Task statement: For each line below that contains the string "with", copy that line.

Data entries:
◆ ◆ ◆ ◆ ◆

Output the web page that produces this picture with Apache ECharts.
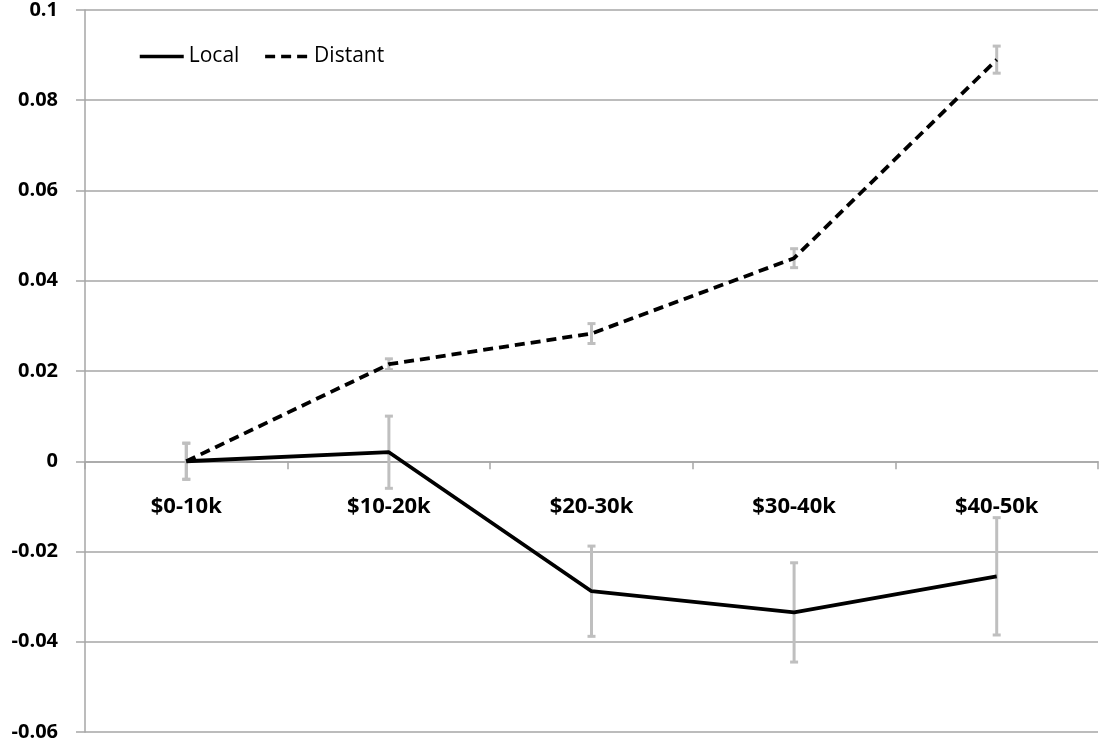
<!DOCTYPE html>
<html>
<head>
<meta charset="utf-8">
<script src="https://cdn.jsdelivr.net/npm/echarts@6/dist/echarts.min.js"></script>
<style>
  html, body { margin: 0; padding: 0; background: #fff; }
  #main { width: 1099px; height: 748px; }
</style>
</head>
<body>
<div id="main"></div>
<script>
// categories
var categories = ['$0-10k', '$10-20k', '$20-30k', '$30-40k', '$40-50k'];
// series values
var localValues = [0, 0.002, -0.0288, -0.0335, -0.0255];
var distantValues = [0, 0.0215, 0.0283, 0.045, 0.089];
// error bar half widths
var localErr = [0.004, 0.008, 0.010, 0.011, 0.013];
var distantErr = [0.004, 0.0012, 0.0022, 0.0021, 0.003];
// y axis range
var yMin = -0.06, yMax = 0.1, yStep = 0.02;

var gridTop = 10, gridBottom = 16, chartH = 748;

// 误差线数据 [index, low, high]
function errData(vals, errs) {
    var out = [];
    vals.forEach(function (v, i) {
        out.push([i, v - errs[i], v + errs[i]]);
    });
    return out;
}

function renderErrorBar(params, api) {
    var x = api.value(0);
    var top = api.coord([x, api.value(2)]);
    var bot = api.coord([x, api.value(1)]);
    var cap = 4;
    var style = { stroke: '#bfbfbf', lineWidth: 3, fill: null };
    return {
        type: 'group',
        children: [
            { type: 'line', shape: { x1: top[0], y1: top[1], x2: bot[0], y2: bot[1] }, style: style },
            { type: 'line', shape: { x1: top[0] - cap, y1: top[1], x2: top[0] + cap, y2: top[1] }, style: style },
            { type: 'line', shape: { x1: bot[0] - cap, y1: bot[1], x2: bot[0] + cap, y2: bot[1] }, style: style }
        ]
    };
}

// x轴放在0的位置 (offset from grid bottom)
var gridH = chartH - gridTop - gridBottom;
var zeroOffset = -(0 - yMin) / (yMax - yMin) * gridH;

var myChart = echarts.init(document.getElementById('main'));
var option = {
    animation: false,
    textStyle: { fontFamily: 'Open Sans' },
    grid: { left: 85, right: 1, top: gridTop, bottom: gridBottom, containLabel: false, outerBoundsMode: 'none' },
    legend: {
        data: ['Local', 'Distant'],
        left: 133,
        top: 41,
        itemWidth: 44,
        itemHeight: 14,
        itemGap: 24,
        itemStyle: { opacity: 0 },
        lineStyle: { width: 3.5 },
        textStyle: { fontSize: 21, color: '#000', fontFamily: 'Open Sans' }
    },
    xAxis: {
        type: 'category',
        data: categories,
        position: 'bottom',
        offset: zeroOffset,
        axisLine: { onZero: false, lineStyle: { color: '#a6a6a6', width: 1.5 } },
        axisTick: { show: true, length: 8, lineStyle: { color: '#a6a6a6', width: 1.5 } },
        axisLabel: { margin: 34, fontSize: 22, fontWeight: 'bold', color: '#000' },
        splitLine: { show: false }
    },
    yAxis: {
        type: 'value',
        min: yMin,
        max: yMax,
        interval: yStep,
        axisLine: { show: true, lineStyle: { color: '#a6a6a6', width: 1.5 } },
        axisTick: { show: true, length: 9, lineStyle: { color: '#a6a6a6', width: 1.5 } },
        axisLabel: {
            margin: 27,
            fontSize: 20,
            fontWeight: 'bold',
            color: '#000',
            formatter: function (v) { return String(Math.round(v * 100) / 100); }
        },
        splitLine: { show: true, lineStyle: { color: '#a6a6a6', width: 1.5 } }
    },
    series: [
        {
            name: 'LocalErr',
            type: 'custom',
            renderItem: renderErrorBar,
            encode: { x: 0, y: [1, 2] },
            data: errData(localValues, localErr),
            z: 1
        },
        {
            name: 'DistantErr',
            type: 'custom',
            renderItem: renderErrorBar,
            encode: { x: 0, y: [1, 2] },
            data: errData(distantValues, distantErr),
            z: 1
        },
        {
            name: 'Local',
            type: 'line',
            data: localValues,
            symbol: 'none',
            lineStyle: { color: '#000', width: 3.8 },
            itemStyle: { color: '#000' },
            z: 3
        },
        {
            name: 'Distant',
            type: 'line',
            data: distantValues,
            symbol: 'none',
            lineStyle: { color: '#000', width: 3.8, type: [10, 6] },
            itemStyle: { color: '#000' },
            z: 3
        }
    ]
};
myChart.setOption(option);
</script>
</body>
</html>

◆ ◆ ◆ ◆ ◆

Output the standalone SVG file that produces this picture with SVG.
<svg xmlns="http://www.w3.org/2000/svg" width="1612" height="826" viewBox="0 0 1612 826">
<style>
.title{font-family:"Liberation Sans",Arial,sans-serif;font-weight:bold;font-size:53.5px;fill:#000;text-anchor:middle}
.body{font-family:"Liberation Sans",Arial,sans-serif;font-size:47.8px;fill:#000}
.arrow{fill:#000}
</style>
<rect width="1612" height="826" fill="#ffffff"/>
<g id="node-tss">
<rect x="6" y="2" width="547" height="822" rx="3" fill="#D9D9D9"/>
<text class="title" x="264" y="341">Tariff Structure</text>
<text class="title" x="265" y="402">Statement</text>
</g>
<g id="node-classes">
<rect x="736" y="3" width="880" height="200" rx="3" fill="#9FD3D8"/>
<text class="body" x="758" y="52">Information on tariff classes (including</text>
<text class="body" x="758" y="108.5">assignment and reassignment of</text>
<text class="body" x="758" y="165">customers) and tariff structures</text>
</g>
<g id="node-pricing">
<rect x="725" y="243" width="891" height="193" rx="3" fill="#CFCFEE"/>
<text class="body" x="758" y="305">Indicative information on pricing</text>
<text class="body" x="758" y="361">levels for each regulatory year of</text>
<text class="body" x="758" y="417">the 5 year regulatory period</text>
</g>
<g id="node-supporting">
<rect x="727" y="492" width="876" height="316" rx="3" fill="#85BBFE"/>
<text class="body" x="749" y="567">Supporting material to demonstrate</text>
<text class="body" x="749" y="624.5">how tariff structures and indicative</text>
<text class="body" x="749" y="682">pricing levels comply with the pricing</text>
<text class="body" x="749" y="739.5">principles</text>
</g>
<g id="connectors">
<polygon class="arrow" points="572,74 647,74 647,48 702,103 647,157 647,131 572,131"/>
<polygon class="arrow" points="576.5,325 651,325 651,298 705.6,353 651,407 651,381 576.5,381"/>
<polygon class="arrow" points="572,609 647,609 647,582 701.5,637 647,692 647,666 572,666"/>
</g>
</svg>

◆ ◆ ◆ ◆ ◆

Output:
Output the web page that produces this picture with Apache ECharts.
Output the standalone SVG file that produces this picture with SVG.
<text class="body" x="749" y="682">pricing levels comply with the pricing</text>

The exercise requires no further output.